A customer persona is quite simply a snapshot profile of the typical person you want to buy your product. Going through the process of building a customer persona is enormously beneficial for a number of reasons. Firstly, it challenges you on exactly who your target market is by forcing you to think about why on earth they would want your product or service. Secondly, it pushes you to get inside their heads, which in turn will help you to understand how to connect with them on an emotional level.

Customer buying journey

Humans are rarely impulse buyers. We are racked with fear, doubt and suspicion of anything we're not familiar with. That's why big companies invest so much money on their branding: they're working to break down the barrier of familiarity to embed themselves as a trusted, known entity that people will feel less worried and/or suspicious about buying from. Then, they create desire by pushing some emotional button that triggers the buying process. Do most people need a new iPhone every year? Of course not, but they really want one and trust the brand enough to not have to think about whether the product will be good or not. It comes down to simply whether they can afford it or not. For smaller businesses, investing in branding like this is not viable because the sheer scale of exposure required to become a household name requires millions in investment. But you can take your prospects through a journey of interactions that will gradually build up the trust, and then the desire, in exactly the same way.

A well-structured buying journey can have a huge impact on sales. In fact, implementing even a simple nurturing funnel can increase your total addressable market from around 3% to up to 40%, an enormous difference.

SMART goals

Having goals in place is critical for two reasons: one, it allows you to measure success in a specific empirical way and two, it helps you to align the whole business around a single purpose.
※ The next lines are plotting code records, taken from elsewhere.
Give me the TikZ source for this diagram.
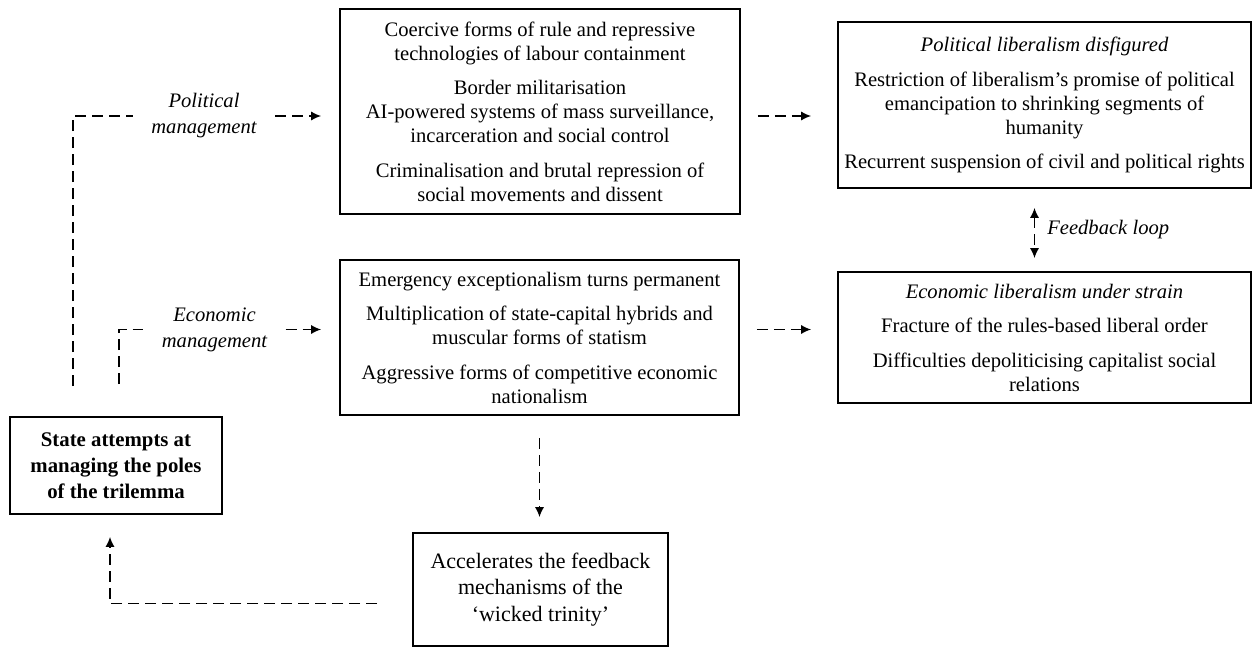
\documentclass[tikz,border=0pt]{standalone}
\usepackage{fontspec}
\setmainfont{Liberation Serif}
\usetikzlibrary{arrows.meta}

\begin{document}
\begin{tikzpicture}[x=0.5pt, y=-0.5pt,
  box/.style={draw, line width=0.9pt, align=center, inner sep=0pt, font=\fontsize{10.3}{12}\selectfont},
  link/.style={line width=0.8pt, dash pattern=on 5.5pt off 3pt},
  arr/.style={link, -{Latex[length=5pt, width=4.6pt]}},
  lbl/.style={align=center, inner xsep=9pt, font=\fontsize{10.3}{13}\selectfont\itshape}]

\useasboundingbox (0,0) rectangle (1254,648);

% boxes
\node[box, minimum width=200pt, minimum height=102.5pt] (coerce) at (540,111.5)
  {Coercive forms of rule and repressive\\technologies of labour containment\\[5.25pt]
   Border militarisation\\AI-powered systems of mass surveillance,\\incarceration and social control\\[5.25pt]
   Criminalisation and brutal repression of\\social movements and dissent};
\node[box, minimum width=199.5pt, minimum height=77.5pt] (mixed) at (539.5,337.5)
  {Emergency exceptionalism turns permanent\\[5.25pt]
   Multiplication of state-capital hybrids and\\muscular forms of statism\\[5.25pt]
   Aggressive forms of competitive economic\\nationalism};
\node[box, minimum width=206.5pt, minimum height=83pt] (libpol) at (1044.5,105)
  {\textit{Political liberalism disfigured}\\[5.25pt]
   Restriction of liberalism’s promise of political\\emancipation to shrinking segments of\\humanity\\[5.25pt]
   Recurrent suspension of civil and political rights};
\node[box, minimum width=206.5pt, minimum height=65.5pt] (libeco) at (1044.5,337.5)
  {\textit{Economic liberalism under strain}\\[5.25pt]
   Fracture of the rules-based liberal order\\[5.25pt]
   Difficulties depoliticising capitalist social\\relations};
\node[box, minimum width=106pt, minimum height=48.5pt, font=\fontsize{10.4}{13}\selectfont\bfseries] (state) at (116,465.5)
  {State attempts at\\managing the poles\\of the trilemma};
\node[box, minimum width=127.5pt, minimum height=56.5pt, font=\fontsize{11}{13.25}\selectfont] (accel) at (540.5,589.5)
  {Accelerates the feedback\\mechanisms of the\\‘wicked trinity’};

% labels
\node[lbl] (polmgmt) at (204,116) {Political\\management};
\node[lbl] (ecomgmt) at (214.5,329.5) {Economic\\management};

\coordinate (polfoot) at (73,386);
\coordinate (ecofoot) at (119,384);

% political
\draw[link] (polfoot) |- (polmgmt.west);
\draw[arr, shorten >=9pt] (polmgmt.east) -- (coerce.west |- polmgmt.east);
\draw[arr, shorten <=8.5pt, shorten >=13pt] (coerce.east |- polmgmt.east) -- (libpol.west |- polmgmt.east);

% economic
\draw[link] (ecofoot) |- (ecomgmt.west);
\draw[arr, shorten >=9pt] (ecomgmt.east) -- (mixed.west |- ecomgmt.east);
\draw[arr, shorten <=8.5pt, shorten >=13pt] (mixed.east |- ecomgmt.east) -- (libeco.west |- ecomgmt.east);

% feedback
\draw[link, {Latex[length=5pt, width=4.6pt]}-{Latex[length=5pt, width=4.6pt]}, shorten <=9.5pt, shorten >=6.5pt]
  ([xshift=-5pt]libpol.south) -- node[midway, right, inner xsep=6pt, font=\fontsize{10.3}{12}\selectfont\itshape] (fbloop) {Feedback loop}
  ([xshift=-5pt]libeco.north);

% back to the state
\draw[arr, shorten <=11pt, shorten >=7.5pt] (mixed.south) -- (mixed.south |- accel.north);
\draw[arr, shorten <=17.5pt, shorten >=11pt] ([yshift=-7pt]accel.west) -| ([xshift=-3pt]state.south);

\end{tikzpicture}
\end{document}
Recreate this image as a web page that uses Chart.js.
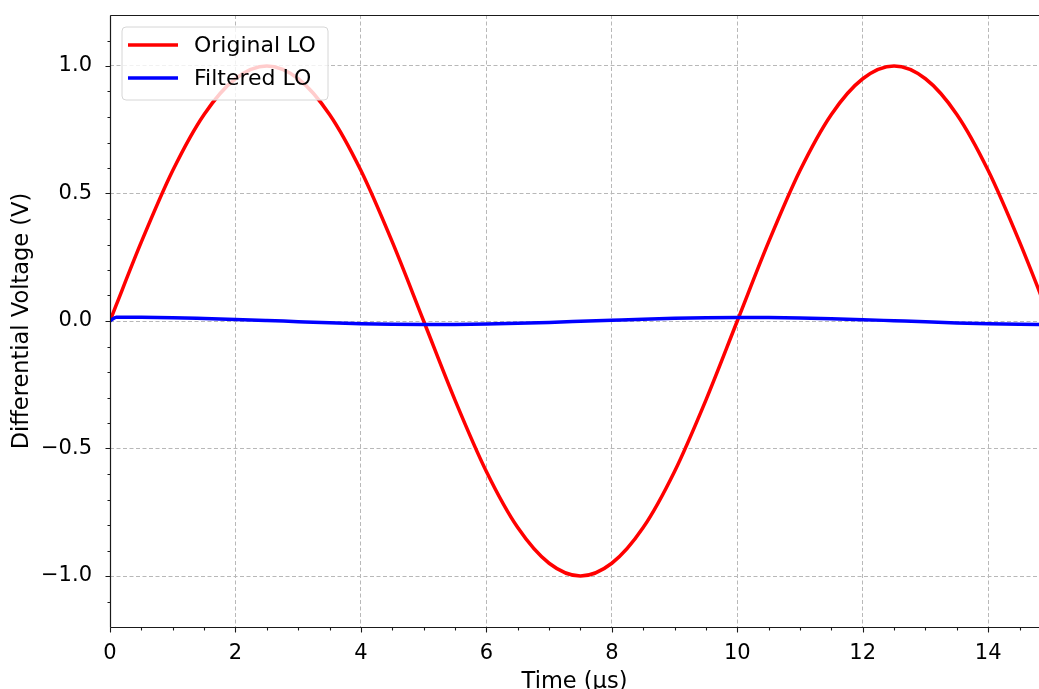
<!DOCTYPE html>
<html lang="en">
<head>
<meta charset="UTF-8">
<title>Original vs Filtered LO</title>
<script src="https://cdn.jsdelivr.net/npm/chart.js@4.4.0/dist/chart.umd.min.js"></script>
<style>
    * { margin: 0; padding: 0; box-sizing: border-box; }
    html, body { background: #fff; overflow: hidden; }
    .frame { width: 1039px; height: 689px; overflow: hidden; position: relative; }
    #loChart { display: block; }
</style>
</head>
<body>
<div class="frame">
    <canvas id="loChart" width="1039" height="700"></canvas>
</div>
<script>
// time axis samples (µs)
const timeUs = [0, 0.1, 0.5, 1, 1.5, 2, 2.5, 3, 3.5, 4, 4.5, 5, 5.5, 6, 6.5, 7, 7.5,
                8, 8.5, 9, 9.5, 10, 10.5, 11, 11.5, 12, 12.5, 13, 13.5, 14, 14.5, 15];

// differential voltage of the LO before filtering (V)
const originalLO = [0, 0.063, 0.31, 0.59, 0.81, 0.95, 1.0, 0.95, 0.81, 0.59, 0.31,
                    0, -0.31, -0.59, -0.81, -0.95, -1.0, -0.95, -0.81, -0.59, -0.31,
                    0, 0.31, 0.59, 0.81, 0.95, 1.0, 0.95, 0.81, 0.59, 0.31, 0];

// differential voltage after the filter (V)
const filteredLO = [0, 0.015, 0.0145, 0.013, 0.0098, 0.0062, 0.002, -0.0025, -0.0068,
                    -0.0103, -0.0128, -0.0139, -0.0136, -0.012, -0.0092, -0.0055, -0.0013,
                    0.003, 0.0072, 0.0106, 0.013, 0.014, 0.0136, 0.0119, 0.009, 0.0053,
                    0.001, -0.0033, -0.0074, -0.0108, -0.0131, -0.014];

const xMajor = [0, 2, 4, 6, 8, 10, 12, 14];
const yMajor = [-1.0, -0.5, 0.0, 0.5, 1.0];

const FONT = "'DejaVu Sans', 'Liberation Sans', sans-serif";

function points(ys) {
    return timeUs.map((t, i) => ({ x: t, y: ys[i] }));
}

// spines, major and minor tick marks, drawn like a matplotlib axes frame
const axesFrame = {
    id: 'axesFrame',
    afterDraw(chart) {
        const { ctx, chartArea: a, scales: { x, y } } = chart;
        const L = Math.round(a.left) + 0.5, T = Math.round(a.top) + 0.5, B = Math.round(a.bottom) + 0.5;
        ctx.save();
        ctx.strokeStyle = '#1a1a1a';
        ctx.lineWidth = 1.2;
        ctx.beginPath();
        ctx.moveTo(L, T); ctx.lineTo(a.right + 1, T);
        ctx.moveTo(L, T); ctx.lineTo(L, B);
        ctx.moveTo(L, B); ctx.lineTo(a.right + 1, B);
        ctx.stroke();

        ctx.lineWidth = 1.1;
        ctx.beginPath();
        for (let v = 0; v <= x.max + 1e-9; v += 0.5) {
            const px = Math.round(x.getPixelForValue(v)) + 0.5;
            const len = xMajor.includes(Math.round(v * 10) / 10) ? 5 : 3;
            ctx.moveTo(px, B); ctx.lineTo(px, B + len);
        }
        for (let k = -11; k <= 11; k++) {
            const py = Math.round(y.getPixelForValue(k / 10)) + 0.5;
            const len = (k % 5 === 0) ? 5 : 3;
            ctx.moveTo(L, py); ctx.lineTo(L - len, py);
        }
        ctx.stroke();
        ctx.restore();
    }
};

// boxed legend in the upper-left corner
const cornerLegend = {
    id: 'cornerLegend',
    afterDatasetsDraw(chart) {
        const { ctx, chartArea: a } = chart;
        const bx = a.left + 12, by = a.top + 12, bw = 206, bh = 73;
        ctx.save();
        ctx.beginPath();
        ctx.roundRect(bx, by, bw, bh, 4);
        ctx.fillStyle = 'rgba(255,255,255,0.8)';
        ctx.fill();
        ctx.strokeStyle = '#d6d6d6';
        ctx.lineWidth = 1;
        ctx.stroke();

        ctx.font = '22px ' + FONT;
        ctx.textBaseline = 'middle';
        ctx.fillStyle = '#000';
        chart.data.datasets.forEach((ds, i) => {
            const cy = by + 18 + i * 33;
            ctx.strokeStyle = ds.borderColor;
            ctx.lineWidth = 3.5;
            ctx.beginPath();
            ctx.moveTo(bx + 6, cy); ctx.lineTo(bx + 56, cy);
            ctx.stroke();
            ctx.fillText(ds.label, bx + 72, cy + 1);
        });
        ctx.restore();
    }
};

const gridStyle = {
    color: '#b8b8b8',
    lineWidth: 1,
    drawTicks: false
};

new Chart(document.getElementById('loChart'), {
    type: 'line',
    data: {
        datasets: [
            {
                label: 'Original LO',
                data: points(originalLO),
                borderColor: '#ff0000',
                borderWidth: 3.5,
                pointRadius: 0,
                cubicInterpolationMode: 'monotone',
                order: 2
            },
            {
                label: 'Filtered LO',
                data: points(filteredLO),
                borderColor: '#0000ff',
                borderWidth: 3.5,
                pointRadius: 0,
                cubicInterpolationMode: 'monotone',
                order: 1
            }
        ]
    },
    options: {
        responsive: false,
        animation: false,
        devicePixelRatio: 1,
        layout: { padding: { top: 15, right: 0, left: 0, bottom: 0 } },
        plugins: {
            legend: { display: false },
            tooltip: { enabled: false }
        },
        scales: {
            x: {
                type: 'linear',
                min: 0,
                max: 14.81,
                afterFit(scale) { scale.height = 73; },
                afterBuildTicks(scale) { scale.ticks = xMajor.map(v => ({ value: v })); },
                grid: gridStyle,
                border: { display: false, dash: [4, 2.5] },
                ticks: {
                    padding: 14,
                    color: '#000',
                    font: { family: FONT, size: 21 },
                    maxRotation: 0,
                    callback: v => String(v)
                },
                title: {
                    display: true,
                    text: 'Time (µs)',
                    color: '#000',
                    font: { family: FONT, size: 22.5 },
                    padding: { top: 0, bottom: 4 }
                }
            },
            y: {
                min: -1.2,
                max: 1.2,
                afterFit(scale) {
                    scale.width = 110;
                    scale.paddingTop = 0;
                    scale.paddingBottom = 0;
                },
                afterBuildTicks(scale) { scale.ticks = yMajor.map(v => ({ value: v })); },
                grid: gridStyle,
                border: { display: false, dash: [4, 2.5] },
                ticks: {
                    padding: 18,
                    color: '#000',
                    font: { family: FONT, size: 21 },
                    callback: v => v.toFixed(1).replace('-0.0', '0.0').replace('-', '\u2212')
                },
                title: {
                    display: true,
                    text: 'Differential Voltage (V)',
                    color: '#000',
                    font: { family: FONT, size: 22.5 },
                    padding: { top: 9, bottom: 0 }
                }
            }
        }
    },
    plugins: [axesFrame, cornerLegend]
});
</script>
</body>
</html>
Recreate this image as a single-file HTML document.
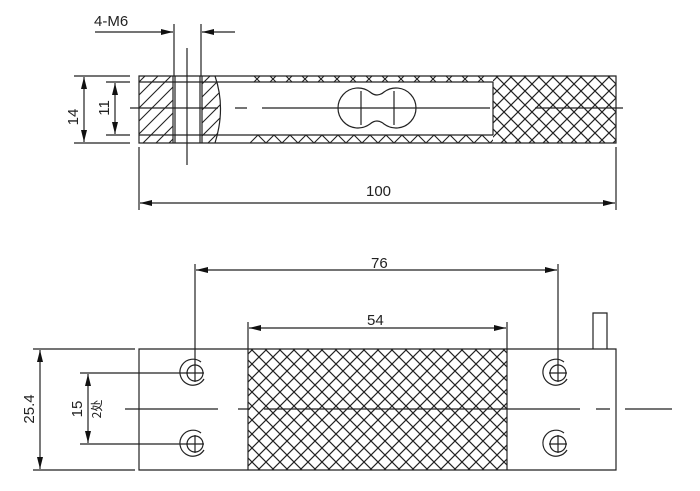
<!DOCTYPE html>
<html><head><meta charset="utf-8"><style>
html,body{margin:0;padding:0;background:#fff;}
svg{display:block;}
text{font-family:"Liberation Sans","Noto Sans CJK SC",sans-serif;fill:#222;}
</style></head><body>
<svg width="700" height="491" viewBox="0 0 700 491" xmlns="http://www.w3.org/2000/svg">
<defs>
<pattern id="cross" patternUnits="userSpaceOnUse" width="14" height="14">
<path d="M0,0 L14,14 M14,0 L0,14" stroke="#222" stroke-width="1.2" fill="none"/>
</pattern>
<pattern id="hatch" patternUnits="userSpaceOnUse" width="13" height="13">
<path d="M0,13 L13,0 M-3,3 L3,-3 M10,16 L16,10" stroke="#222" stroke-width="1.1" fill="none"/>
</pattern>
<pattern id="zz" patternUnits="userSpaceOnUse" width="16" height="8" x="250" y="135">
<path d="M0,8 L8,0 L16,8" stroke="#222" stroke-width="1.1" fill="none"/>
</pattern>
<pattern id="xx" patternUnits="userSpaceOnUse" width="16" height="6" x="250" y="76">
<path d="M4,0 L10,6 M10,0 L4,6" stroke="#222" stroke-width="1.1" fill="none"/>
</pattern>
<marker id="a" viewBox="0 0 12 6" refX="12" refY="3" markerWidth="12" markerHeight="6" orient="auto-start-reverse" markerUnits="userSpaceOnUse">
<path d="M0,0 L12,3 L0,6 z" fill="#111"/>
</marker>
</defs>
<g stroke="#222" stroke-width="1.2" fill="none">
<rect x="139" y="76" width="34" height="67" fill="url(#hatch)" stroke="none"/>
<path d="M202,76 L215,76 Q226,108 215,143 L202,143 Z" fill="url(#hatch)" stroke="none"/>
<path d="M215,76 Q226,108 215,143"/>
<rect x="250" y="76" width="243" height="6" fill="url(#xx)" stroke="none"/>
<rect x="250" y="135" width="243" height="8" fill="url(#zz)" stroke="none"/>
<rect x="493" y="76" width="123" height="67" fill="url(#cross)" stroke="none"/>
<path d="M139,76 H616 V143 H139 Z"/>
<path d="M139,82 H493 M139,135 H493 M493,82 V135"/>
<path d="M173,76 V143 M175,76 V143 M200,76 V143 M202,76 V143"/>
<path d="M174,24 V76 M201,24 V76"/>
<path d="M187,48 V165"/>
<path d="M130,108 H218 M235,108 H247 M262,108 H490 M535,108 H623"/>
<path d="M370,92 A20,20 0 1,0 370,124 Q377,118 384,124 A20,20 0 1,0 384,92 Q377,98 370,92 Z"/>
<path d="M361,91 V125 M394,91 V125"/>
<path d="M95,32 H173" marker-end="url(#a)"/>
<path d="M235,32 H202" marker-end="url(#a)"/>
<path d="M74,76 H130 M74,143 H130 M106,82 H130 M106,135 H130"/>
<path d="M84,77 V142" marker-start="url(#a)" marker-end="url(#a)"/>
<path d="M115,83 V134" marker-start="url(#a)" marker-end="url(#a)"/>
<path d="M139,147 V210 M616,147 V210"/>
<path d="M140,203 H615" marker-start="url(#a)" marker-end="url(#a)"/>
<rect x="248" y="349" width="259" height="121" fill="url(#cross)" stroke="none"/>
<path d="M139,349 H616 V470 H139 Z M248,349 V470 M507,349 V470"/>
<path d="M593,349 V313 H607 V349"/>
<path d="M125,409 H218 M238,409 H250 M264,409 H580 M596,409 H610 M625,409 H672"/>
<g id="h"><circle cx="195" cy="373" r="8"/><path d="M186,373 H204 M195,364 V382"/><path d="M204,379 A13,13 0 1,1 201,362"/></g>
<use href="#h" y="71"/>
<use href="#h" x="363"/>
<use href="#h" x="363" y="71"/>
<path d="M195,264 V365 M558,264 V365 M248,322 V349 M507,322 V349"/>
<path d="M196,270 H557" marker-start="url(#a)" marker-end="url(#a)"/>
<path d="M249,328 H506" marker-start="url(#a)" marker-end="url(#a)"/>
<path d="M33,349 H135 M33,470 H135 M80,373 H188 M80,444 H188"/>
<path d="M40,350 V469" marker-start="url(#a)" marker-end="url(#a)"/>
<path d="M88,374 V443" marker-start="url(#a)" marker-end="url(#a)"/>
</g>
<g font-size="15">
<text x="94" y="26">4-M6</text>
<text x="366" y="196">100</text>
<text x="371" y="268">76</text>
<text x="367" y="325">54</text>
<text transform="translate(78,117) rotate(-90)" text-anchor="middle">14</text>
<text transform="translate(109,108) rotate(-90)" text-anchor="middle">11</text>
<text transform="translate(34,409) rotate(-90)" text-anchor="middle">25.4</text>
<text transform="translate(82,409) rotate(-90)" text-anchor="middle">15</text>
<text transform="translate(101,409) rotate(-90)" text-anchor="middle" font-size="12" style="font-family:'Noto Sans CJK SC','WenQuanYi Zen Hei',sans-serif">2处</text>
</g>
</svg>
</body></html>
SMART is simply a framework for setting actually useful goals by forcing them to be Specific (nothing vague like "more sales"), Measurable (put a number on it), Achievable (aka realistic), Relevant (aligns with the broader goals of the business and isn't just some vanity project), and Time-bound (has a start and end date so you can measure it correctly). Without SMART goals it's very hard to keep track of whether or not your business development in general is working, which in turn makes it hard to fix and improve your tactics.

Branding and style guide

This isn't just about having a document that lists your fonts and logos, it should also contain your origin story, your company values, your elevator pitch and your messaging. This is a crucial and often overlooked step, but it's essential in helping you to connect with your target audience on an emotional level. It will inform many of the decisions you make around copy, design and other aspects of your marketing material. It's also a really powerful document for distributing internally in order to get your team on board with the overall purpose and values of the company, as well as being helpful for things like recruitment.

Put together, these things form some of the main building blocks of a marketing strategy. Personas help you identify and understand your customers; buying journeys help plot out your connections with them; goals help you measure and adapt to tactics; and the branding and style guide helps you go define the language you will use to speak to your prospects so that they will care.

I've got my strategy, now what?

Once you've got your fundamental strategy, the next step is to start implementing it. That's a whole article on its own, but the biggest tip I can give you here is to research, try different tactics, measure and adapt. Repeatedly.

The real key to marketing success - and, therefore, business success - is the old adage of "try, learn and adapt". Soon enough you'll find an approach that works, and from there on it's a matter of tweaking, refining and focusing on growing your business.